Senior Job Stress—Post Graduation
- Senior Job Stress
- Senior Job Stress—Post Graduation
It’s been about a month since graduation. Financially, I feel like a raisin in the sun. However, I was lucky enough to leave college with debt under the national average and, thank goodness, there is a six-month grace period before you have to start paying back student loans. Thank you, governments, for the loans and scholarships.
I have filled out maybe 60 to 70 job applications. I now have my driver’s license number memorized, and the phone numbers and addresses to all my previous employers are drilled into my brain. The good thing is I can fill out applications in half the time.
Post-graduate stress is difficult. You feel everything all a once. Sometimes my mood cycles from a few minutes to a few days. My white board in my room has turned into an algorithm of employment. That makes me think I should go into sales, because I’ve practiced selling myself to many employers.
I’ve learned a lot about rejection. For one, rejection is something that just makes me strive for success. I love to be rejected because:
a) I don’t have to take on the responsibility of that job.
b) It reminds me I am not the best candidate for every job.
c) You learn the mistakes you’ve made and where you can improve.
My advice is to always welcome rejection with open arms. Trust me, it will make you a better person.

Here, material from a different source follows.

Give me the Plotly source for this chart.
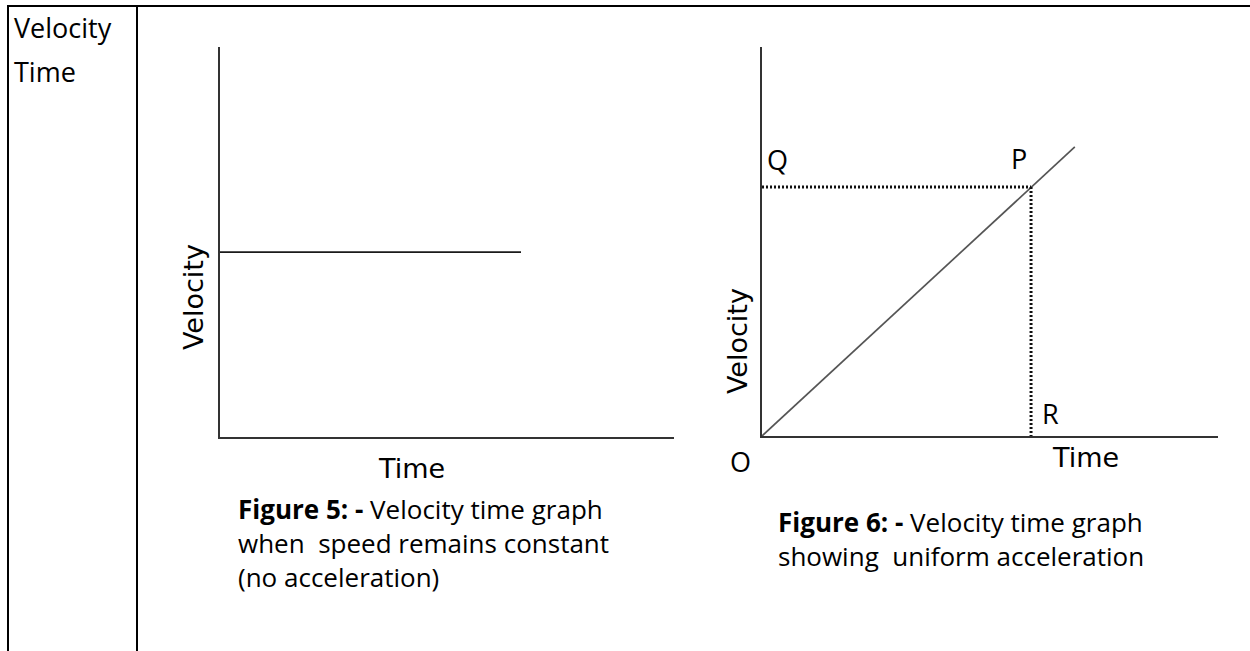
import plotly.graph_objects as go

# ---- data ----
# Figure 5: constant velocity
fig5_time = [0, 6.63]
fig5_velocity = [4.74, 4.74]
# Figure 6: uniform acceleration
fig6_time = [0, 6.86]
fig6_velocity = [0, 7.43]
point_p = (5.9, 6.4)  # (time, velocity) of P

table_left_text = ["Velocity", "Time"]
caption5_lines = ["<b>Figure 5:</b> <b>-</b> Velocity time graph",
                  "when  speed remains constant",
                  "(no acceleration)"]
caption6_lines = ["<b>Figure 6:</b> <b>-</b> Velocity time graph",
                  "showing  uniform acceleration"]

W, H = 1250, 651
def px(x):
    return x / W
def py(y):
    return 1 - y / H

CAP_FONT = "'Open Sans', 'Noto Sans', sans-serif"
AX_FONT = "'DejaVu Sans', Verdana, sans-serif"

fig = go.Figure()

fig.add_trace(go.Scatter(x=fig5_time, y=fig5_velocity, mode="lines",
                         line=dict(color="#1a1a1a", width=1.7),
                         xaxis="x", yaxis="y", showlegend=False, hoverinfo="skip"))
fig.add_trace(go.Scatter(x=fig6_time, y=fig6_velocity, mode="lines",
                         line=dict(color="#555555", width=1.7),
                         xaxis="x2", yaxis="y2", showlegend=False, hoverinfo="skip"))
# dotted guides Q-P and P-R
fig.add_trace(go.Scatter(x=[0, point_p[0]], y=[point_p[1], point_p[1]], mode="lines",
                         line=dict(color="#111111", width=3, dash="2px,2px"),
                         xaxis="x2", yaxis="y2", showlegend=False, hoverinfo="skip"))
fig.add_trace(go.Scatter(x=[point_p[0], point_p[0]], y=[point_p[1], 0], mode="lines",
                         line=dict(color="#111111", width=3, dash="2px,2px"),
                         xaxis="x2", yaxis="y2", showlegend=False, hoverinfo="skip"))

axis_common = dict(range=[0, 10], showgrid=False, zeroline=False, showticklabels=False,
                   ticks="", showline=True, linecolor="#333333", linewidth=1.7, fixedrange=True)

fig.update_layout(
    width=W, height=H,
    margin=dict(l=0, r=0, t=0, b=0),
    paper_bgcolor="white", plot_bgcolor="white",
    xaxis=dict(domain=[px(220), px(674)], anchor="y", **axis_common),
    yaxis=dict(domain=[py(437), py(47)], anchor="x", **axis_common),
    xaxis2=dict(domain=[px(762), px(1218)], anchor="y2", **axis_common),
    yaxis2=dict(domain=[py(436), py(47)], anchor="x2", **axis_common),
)

# table borders
border = dict(color="black", width=2)
fig.add_shape(type="line", xref="paper", yref="paper", x0=px(7), x1=1, y0=py(6), y1=py(6), line=border)
fig.add_shape(type="line", xref="paper", yref="paper", x0=px(8), x1=px(8), y0=py(6), y1=0, line=border)
fig.add_shape(type="line", xref="paper", yref="paper", x0=px(137), x1=px(137), y0=py(6), y1=0, line=border)

ann = []
ann.append(dict(text=table_left_text[0], x=px(12), y=py(27), xanchor="left", yanchor="middle",
                font=dict(family=CAP_FONT, size=27, color="black")))
ann.append(dict(text=table_left_text[1], x=px(12), y=py(72), xanchor="left", yanchor="middle",
                font=dict(family=CAP_FONT, size=27, color="black")))

# axis labels
ann.append(dict(text="Velocity", x=px(193), y=py(297), textangle=-90, xanchor="center", yanchor="middle",
                font=dict(family=AX_FONT, size=27, color="black")))
ann.append(dict(text="Time", x=px(411), y=py(468), xanchor="center", yanchor="middle",
                font=dict(family=AX_FONT, size=27, color="black")))
ann.append(dict(text="Velocity", x=px(737), y=py(341), textangle=-90, xanchor="center", yanchor="middle",
                font=dict(family=AX_FONT, size=27, color="black")))
ann.append(dict(text="Time", x=px(1085), y=py(457), xanchor="center", yanchor="middle",
                font=dict(family=AX_FONT, size=27, color="black")))

# point labels
for t, xx, yy in [("Q", 777, 160), ("P", 1019, 159), ("R", 1050, 413), ("O", 740, 461)]:
    ann.append(dict(text=t, x=px(xx), y=py(yy), xanchor="center", yanchor="middle",
                    font=dict(family=CAP_FONT, size=27, color="black")))

# captions
ann.append(dict(text="<br>".join(caption5_lines), x=px(236), y=py(489), xanchor="left", yanchor="top",
                align="left", font=dict(family=CAP_FONT, size=26, color="black")))
ann.append(dict(text="<br>".join(caption6_lines), x=px(776), y=py(502), xanchor="left", yanchor="top",
                align="left", font=dict(family=CAP_FONT, size=26, color="black")))

for a in ann:
    a.update(xref="paper", yref="paper", showarrow=False)
fig.update_layout(annotations=ann)

fig.write_html("out.html", config={"displayModeBar": False},
               post_script="document.body.style.margin='0';document.body.style.overflow='hidden';")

At one point, I even made a huge mistake on my cover letter for a résumé. It’s actually a funny story. Rather than saying I work well “independently,” I wrote I work well “indecently.” So maybe that will be a viral hit on Buzzfeed or Facebook — “Résumé mistakes sure to make you cringe.”
If I could leave you with a few tips about post-graduation and job hunting, here’s what I have to say:
- Don’t settle.
- Have fun and be carefree.
- Take risks.
- Make mistakes.
- Be humble.
- DON’T GIVE UP.
What have I learned the most in the past couple of months is not to settle. This is one life, so make it the best experience possible.
I’ve had many interviews and one offer. Today’s interview was in the line of my degree and everything I want to do. So my fingers are crossed that this opportunity open the door for me.
I love not knowing what the future holds, and I also hate it. I love waking up and going with the flow. (You stress less when you just take life one day at a time.) But I’m a natural control freak and want to know where my next paycheck is coming from and going to.
One thing for sure, I am ready to work and work hard. I should have a job in the next couple of days, so I need to kick up my feet before my adult life truly starts.
Visualizing my $30,000 degree hanging in my $200 frame made this whole experience worth it. It’s a beautiful sight to see and a huge feather in my cap. I’m glad I chose ASU — the faculty and staff are amazing educators and people.